The huge crowds fighting to get near the coffin were, we were told, an example of medieval mysticism replacing rational behaviour. It was the culmination of the derangement that had overtaken the country since the overthrow of the Shah in 1979.
This week the derangement has been nearer home. All the high and mighty in Britain have joined together to encourage a mood of irrational hysteria over the death through excessively fast driving of a woman in her thirties whose achievements in life amounted to very little.
The heads of the TV and radio channels chose to stop all normal coverage. Political leaders decreed a week of “non-politics”. The supermarket chains’ bosses decreed that their shops would shut on Saturday morning.
Richard Branson, ever keen to publicise himself, has called for a new national charity.
Allegedly serious newspapers were not to be left out. The Guardian gave over no fewer than 16 pages on Monday’s paper to the death. Allegedly serious columnists joined in the tear jerking.
Suzanne Moore of the Independent told us, “Things will never be the same again.” Ben Pimlott in the Guardian claimed, “You cannot be a sentient being and not feel grief and horror.” Hugo Young claims, “You cannot argue with the tumult and the weeping.”
The medieval attitude was to regard royalty as having miraculous properties. They believed that merely touching the king’s cloak could cure the disease of scrofula.
What we have been witnessing this week have been modern renditions of the same belief.
Of course, it is not only the high and mighty and their journalist hangers on who have been caught up in the frenzy.
So have millions of ordinary people. In every factory and every office there are people who somehow feel they should be saddened. Their feelings are real feelings. But they are no more rational than those of the medieval scrofula victims.
Back in the 1830s the German philosopher Feurbach, attempting to explain the power of religion, hit upon the notion of “alienation”. In believing in the superhuman power of a god, he said, people were really bowing down before an imaginary being they themselves had created.
The roots of the “magic” of royalty have always been very similar to the roots of religion. Archaeologists teach us that monarchies and priesthoods alike arose in what were previously egalitarian societies.
Individuals or groups who carried out certain organising functions for society as a whole—for instance, supervising the collection and distribution of food—began to use their powers to live off the wealth created by others.

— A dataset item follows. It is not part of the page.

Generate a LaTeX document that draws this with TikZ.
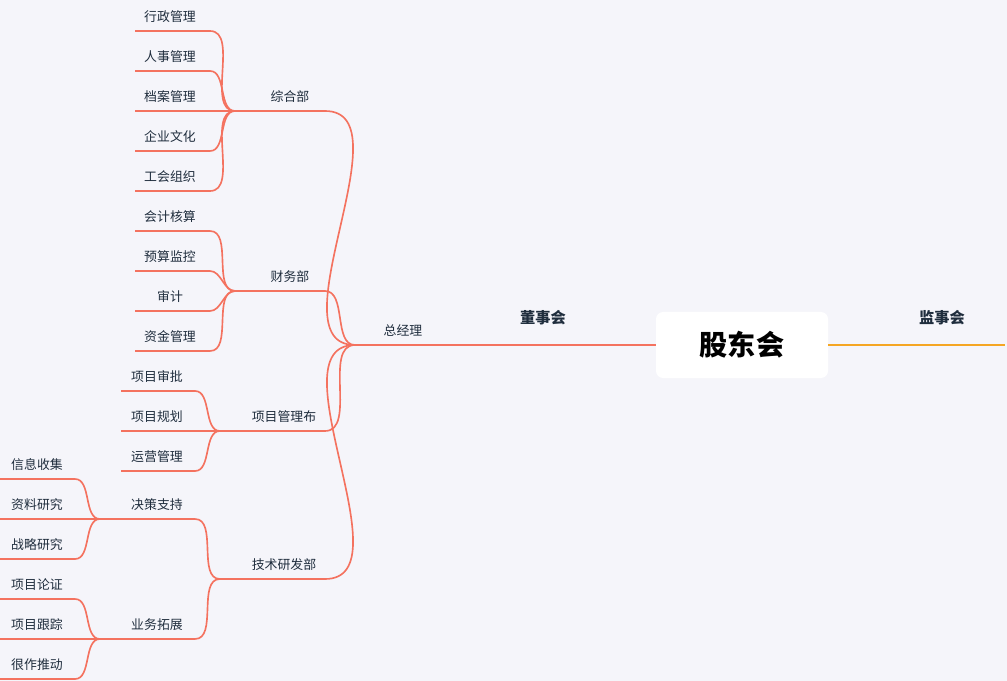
\documentclass[tikz,border=0pt]{standalone}
\usepackage{fontspec}
\setmainfont{Noto Sans CJK SC}
\definecolor{bgcol}{HTML}{F5F5FA}
\definecolor{branchred}{HTML}{F4725F}
\definecolor{branchorange}{HTML}{F5A623}
\definecolor{inkcol}{HTML}{1F2D3D}
% one topic: underline plus its text
\newcommand{\topic}[6]{%
  \coordinate (#1-l) at (#2,#4);
  \coordinate (#1-r) at (#3,#4);
  \draw[branch] (#1-l) -- (#1-r);
  \node[lbl] (#1) at (#5,#4-14) {#6};
}
\begin{document}
\begin{tikzpicture}[x=0.3mm,y=-0.3mm,
    branch/.style={draw=branchred,line width=1.4pt},
    lbl/.style={text=inkcol,font=\fontsize{11}{13}\selectfont,inner sep=0pt},
    head/.style={text=inkcol,font=\fontsize{13}{15}\selectfont\bfseries,inner sep=0pt},
    link/.style={branch,out=180,in=0,looseness=0.9}]
  \fill[bgcol] (0,0) rectangle (1007,681);
  \useasboundingbox (0,0) rectangle (1007,681);
  % centre
  \node[fill=white,rounded corners=6pt,minimum width=172*0.3mm,minimum height=66*0.3mm,
        text=black,font=\fontsize{24}{28}\selectfont\bfseries] (root) at (742,345) {股东会};
  \coordinate (jsh-r) at (1005,345);
  \draw[draw=branchorange,line width=1.4pt] (root.east) -- (jsh-r);
  \node[head] (jsh) at (942,318) {监事会};
  \coordinate (dsh-l) at (440,345);
  \draw[branch] (root.west) -- (dsh-l);
  \node[head] (dsh) at (543,318) {董事会};
  \topic{zjl}{355}{440}{345}{403}{总经理}
  % departments
  \topic{zh}{235}{325}{111}{290}{综合部}
  \topic{cw}{235}{325}{291}{290}{财务部}
  \topic{xm}{220}{325}{431}{284}{项目管理布}
  \topic{js}{220}{325}{579}{284}{技术研发部}
  \foreach \d in {zh,cw,xm,js}
    \draw[link] (zjl-l) to (\d-r);
  % 综合部
  \topic{zh1}{135}{210}{31}{170}{行政管理}
  \topic{zh2}{135}{210}{71}{170}{人事管理}
  \topic{zh3}{135}{210}{111}{170}{档案管理}
  \topic{zh4}{135}{210}{151}{170}{企业文化}
  \topic{zh5}{135}{210}{191}{170}{工会组织}
  \foreach \c in {zh1,zh2,zh3,zh4,zh5}
    \draw[link] (zh-l) to (\c-r);
  % 财务部
  \topic{cw1}{135}{210}{231}{170}{会计核算}
  \topic{cw2}{135}{210}{271}{170}{预算监控}
  \topic{cw3}{135}{210}{311}{170}{审计}
  \topic{cw4}{135}{210}{351}{170}{资金管理}
  \foreach \c in {cw1,cw2,cw3,cw4}
    \draw[link] (cw-l) to (\c-r);
  % 项目管理布
  \topic{xm1}{121}{195}{391}{157}{项目审批}
  \topic{xm2}{121}{195}{431}{157}{项目规划}
  \topic{xm3}{121}{195}{471}{157}{运营管理}
  \foreach \c in {xm1,xm2,xm3}
    \draw[link] (xm-l) to (\c-r);
  % 技术研发部
  \topic{jc}{100}{195}{519}{157}{决策支持}
  \topic{yw}{100}{195}{639}{157}{业务拓展}
  \foreach \c in {jc,yw}
    \draw[link] (js-l) to (\c-r);
  \topic{jc1}{0}{75}{479}{37}{信息收集}
  \topic{jc2}{0}{75}{519}{37}{资料研究}
  \topic{jc3}{0}{75}{559}{37}{战略研究}
  \foreach \c in {jc1,jc2,jc3}
    \draw[link] (jc-l) to (\c-r);
  \topic{yw1}{0}{75}{599}{37}{项目论证}
  \topic{yw2}{0}{75}{639}{37}{项目跟踪}
  \topic{yw3}{0}{75}{679}{37}{很作推动}
  \foreach \c in {yw1,yw2,yw3}
    \draw[link] (yw-l) to (\c-r);
\end{tikzpicture}
\end{document}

Their “magic” came from being able to dispose of the life blood of society as a whole. But that was never the end of the story. As Karl Marx pointed out, you could not understand why people worshipped the “alienated” products of their own activity unless you also saw how humdrum and miserable their own lives were.
The secret of the biblical “holy family”, he wrote, lay in the “earthly family”. Religion was “the heart of the heartless world”.
In the same way, the magical aura which for so many people surrounds the royals is an inverted reflection of the cramped nature of their own existence.
Unable to live their own lives to the full, they try to live them vicariously through identification with the most “glamorous” of those who live off their backs.
This is of great consolation to the ruling class as a whole, even if an object of adulation sometimes does things that annoys them.
Religion, Marx concluded, was “the opium of the people”. So too is the monarchy. And nothing gives media magnates, big businessmen and mainstream politicians more pleasure than to dish it out in large quantities.